» WHAT THE TASK ASKS: Skip the pictures. Set down, word for word, the lines from the start of the material up to and including the line with "4.01, 4.19, 4.33];".

» MATERIAL:
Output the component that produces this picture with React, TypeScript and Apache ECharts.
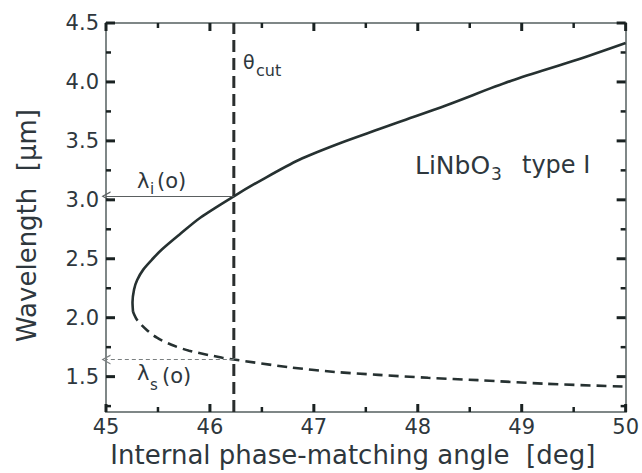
import React, { useEffect, useRef } from 'react';
import * as echarts from 'echarts';

const xMin = 45;
const xMax = 50;
const yMin = 1.2;
const yMax = 4.5;
const xMajorTicks = [45, 46, 47, 48, 49, 50];
const xMinorTicks = [45.5, 46.5, 47.5, 48.5, 49.5];
const yMajorTicks = [1.5, 2.0, 2.5, 3.0, 3.5, 4.0, 4.5];
const yMinorTicks = [1.25, 1.75, 2.25, 2.75, 3.25, 3.75, 4.25];

// idler branch (solid)
const idlerAngle = [45.26, 45.255, 45.27, 45.3, 45.36, 45.45, 45.54, 45.7, 45.91, 46.23, 46.5, 46.86, 47.25, 47.63, 47.82, 48.27, 48.9, 49.54, 50.0];
const idlerWavelength = [2.05, 2.13, 2.24, 2.32, 2.41, 2.5, 2.58, 2.7, 2.85, 3.03, 3.17, 3.34, 3.48, 3.6, 3.66, 3.8, 4.01, 4.19, 4.33];

// signal branch (dashed)
const signalAngle = [45.26, 45.3, 45.4, 45.49, 45.63, 45.8, 46.12, 46.23, 46.76, 47.2, 47.62, 48.1, 48.58, 49.22, 50.0];
const signalWavelength = [2.05, 1.98, 1.89, 1.83, 1.77, 1.72, 1.66, 1.645, 1.58, 1.54, 1.515, 1.49, 1.47, 1.44, 1.415];

const thetaCut = 46.23;
const idlerAtCut = 3.03;
const signalAtCut = 1.645;

const FONT = 'DejaVu Sans';
const TXT = '#2e373d';
const AXIS = '#7f8787';
const TICK = '#1a2222';
const CURVE = '#263131';

const chevron = 'path://M0,10 L5,0 L10,10 L8.6,10 L5,2.6 L1.4,10 Z';

export default function App() {
  const ref = useRef<HTMLDivElement>(null);
  useEffect(() => {
    if (!ref.current) return;
    const chart = echarts.init(ref.current, null, { renderer: 'svg' });
    const idler = idlerAngle.map((a, i) => [a, idlerWavelength[i]]);
    const signal = signalAngle.map((a, i) => [a, signalWavelength[i]]);

    // inward ticks on all four sides, drawn as small rects through the axes' scales
    const xTickSeries = (values: number[], len: number, w: number) => ({
      type: 'custom',
      xAxisIndex: 0,
      yAxisIndex: 0,
      silent: true,
      z: 5,
      data: values.map((v) => [v, 3.0]),
      renderItem: (_p: any, api: any) => {
        const v = api.value(0);
        const b = api.coord([v, yMin]);
        const t = api.coord([v, yMax]);
        return {
          type: 'group',
          children: [
            { type: 'rect', shape: { x: b[0] - w / 2, y: b[1] - len, width: w, height: len }, style: { fill: TICK } },
            { type: 'rect', shape: { x: t[0] - w / 2, y: t[1], width: w, height: len }, style: { fill: TICK } },
          ],
        };
      },
    });
    const yTickSeries = (values: number[], len: number, w: number) => ({
      type: 'custom',
      xAxisIndex: 0,
      yAxisIndex: 0,
      silent: true,
      z: 5,
      data: values.map((v) => [47.5, v]),
      renderItem: (_p: any, api: any) => {
        const v = api.value(1);
        const l = api.coord([xMin, v]);
        const r = api.coord([xMax, v]);
        return {
          type: 'group',
          children: [
            { type: 'rect', shape: { x: l[0], y: l[1] - w / 2, width: len, height: w }, style: { fill: TICK } },
            { type: 'rect', shape: { x: r[0] - len, y: r[1] - w / 2, width: len, height: w }, style: { fill: TICK } },
          ],
        };
      },
    });

    const xFrame = (pos: 'bottom' | 'top', withLabels: boolean) => ({
      type: 'value',
      min: xMin,
      max: xMax,
      interval: 1,
      position: pos,
      splitLine: { show: false },
      axisLine: { show: true, onZero: false, lineStyle: { color: AXIS, width: 2 } },
      axisTick: { show: false },
      minorTick: { show: false },
      axisLabel: withLabels
        ? { show: true, fontSize: 21, fontFamily: FONT, color: TXT, margin: 4 }
        : { show: false },
      name: withLabels ? 'Internal phase-matching angle  [deg]' : '',
      nameLocation: 'middle',
      nameGap: 30,
      nameTextStyle: { fontSize: 26, fontFamily: FONT, color: TXT, padding: [0, 26, 0, 0] },
    });
    const yFrame = (pos: 'left' | 'right', withLabels: boolean) => ({
      type: 'value',
      min: yMin,
      max: yMax,
      position: pos,
      splitLine: { show: false },
      axisLine: { show: true, onZero: false, lineStyle: { color: AXIS, width: 2 } },
      axisTick: { show: false },
      axisLabel: withLabels
        ? {
            show: true,
            customValues: yMajorTicks,
            formatter: (v: number) => v.toFixed(1),
            fontSize: 21,
            fontFamily: FONT,
            color: TXT,
            margin: 7,
          }
        : { show: false },
      name: withLabels ? 'Wavelength  [µm]' : '',
      nameLocation: 'middle',
      nameGap: 66,
      nameTextStyle: { fontSize: 26, fontFamily: FONT, color: TXT, padding: [0, 16, 0, 0] },
    });

    chart.setOption({
      animation: false,
      backgroundColor: '#ffffff',
      grid: { left: 106, right: 14, top: 23, bottom: 61, containLabel: false },
      xAxis: [xFrame('bottom', true), xFrame('top', false)],
      yAxis: [yFrame('left', true), yFrame('right', false)],
      series: [
        xTickSeries(xMajorTicks, 8, 3),
        xTickSeries(xMinorTicks, 5, 2.5),
        yTickSeries(yMajorTicks, 9, 3),
        yTickSeries(yMinorTicks, 5, 2.5),
        {
          type: 'line',
          name: 'idler',
          xAxisIndex: 0,
          yAxisIndex: 0,
          data: idler,
          showSymbol: false,
          smooth: 0.3,
          lineStyle: { color: CURVE, width: 2.6 },
          markLine: {
            silent: true,
            symbol: ['none', chevron],
            symbolSize: [10, 9],
            label: { show: false },
            lineStyle: { color: '#5a5f60', width: 1.2, type: 'solid' },
            data: [[{ coord: [thetaCut, idlerAtCut] }, { coord: [xMin, idlerAtCut] }]],
          },
        },
        {
          type: 'line',
          name: 'signal',
          xAxisIndex: 0,
          yAxisIndex: 0,
          data: signal,
          showSymbol: false,
          smooth: 0.3,
          lineStyle: { color: CURVE, width: 2.6, type: [10, 6] },
          markLine: {
            silent: true,
            symbol: ['none', chevron],
            symbolSize: [10, 9],
            label: { show: false },
            lineStyle: { color: '#7a7f80', width: 1.2, type: [4, 3] },
            data: [[{ coord: [thetaCut, signalAtCut] }, { coord: [xMin, signalAtCut] }]],
          },
        },
        {
          type: 'line',
          name: 'cut',
          xAxisIndex: 0,
          yAxisIndex: 0,
          data: [
            [thetaCut, yMin],
            [thetaCut, yMax],
          ],
          showSymbol: false,
          lineStyle: { color: '#2a2e2e', width: 3, type: [12, 6] },
        },
      ],
      graphic: [
        { type: 'text', x: 243, y: 62, style: { text: 'θ', font: `19px "${FONT}"`, fill: TXT, verticalAlign: 'middle' } },
        { type: 'text', x: 256, y: 70, style: { text: 'cut', font: `16px "${FONT}"`, fill: TXT, verticalAlign: 'middle' } },
        { type: 'text', x: 137, y: 181, style: { text: 'λ', font: `21px "${FONT}"`, fill: TXT, verticalAlign: 'middle' } },
        { type: 'text', x: 150, y: 189, style: { text: 'i', font: `15px "${FONT}"`, fill: TXT, verticalAlign: 'middle' } },
        { type: 'text', x: 157, y: 181, style: { text: '(o)', font: `21px "${FONT}"`, fill: TXT, verticalAlign: 'middle' } },
        { type: 'text', x: 137, y: 373, style: { text: 'λ', font: `21px "${FONT}"`, fill: TXT, verticalAlign: 'middle' } },
        { type: 'text', x: 150, y: 385, style: { text: 's', font: `15px "${FONT}"`, fill: TXT, verticalAlign: 'middle' } },
        { type: 'text', x: 162, y: 376, style: { text: '(o)', font: `21px "${FONT}"`, fill: TXT, verticalAlign: 'middle' } },
        { type: 'text', x: 415, y: 165, style: { text: 'LiNbO', font: `25px "${FONT}"`, fill: TXT, verticalAlign: 'middle' } },
        { type: 'text', x: 491, y: 174, style: { text: '3', font: `17px "${FONT}"`, fill: TXT, verticalAlign: 'middle' } },
        { type: 'text', x: 522, y: 165, style: { text: 'type I', font: `24px "${FONT}"`, fill: TXT, verticalAlign: 'middle' } },
      ],
    });
    return () => chart.dispose();
  }, []);
  return (
    <div
      ref={ref}
      style={{ position: 'fixed', left: 0, top: 0, width: 642, height: 473, background: '#fff' }}
    />
  );
}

» COMPLETE ANSWER:
Output the component that produces this picture with React, TypeScript and Apache ECharts.
import React, { useEffect, useRef } from 'react';
import * as echarts from 'echarts';

const xMin = 45;
const xMax = 50;
const yMin = 1.2;
const yMax = 4.5;
const xMajorTicks = [45, 46, 47, 48, 49, 50];
const xMinorTicks = [45.5, 46.5, 47.5, 48.5, 49.5];
const yMajorTicks = [1.5, 2.0, 2.5, 3.0, 3.5, 4.0, 4.5];
const yMinorTicks = [1.25, 1.75, 2.25, 2.75, 3.25, 3.75, 4.25];

// idler branch (solid)
const idlerAngle = [45.26, 45.255, 45.27, 45.3, 45.36, 45.45, 45.54, 45.7, 45.91, 46.23, 46.5, 46.86, 47.25, 47.63, 47.82, 48.27, 48.9, 49.54, 50.0];
const idlerWavelength = [2.05, 2.13, 2.24, 2.32, 2.41, 2.5, 2.58, 2.7, 2.85, 3.03, 3.17, 3.34, 3.48, 3.6, 3.66, 3.8, 4.01, 4.19, 4.33];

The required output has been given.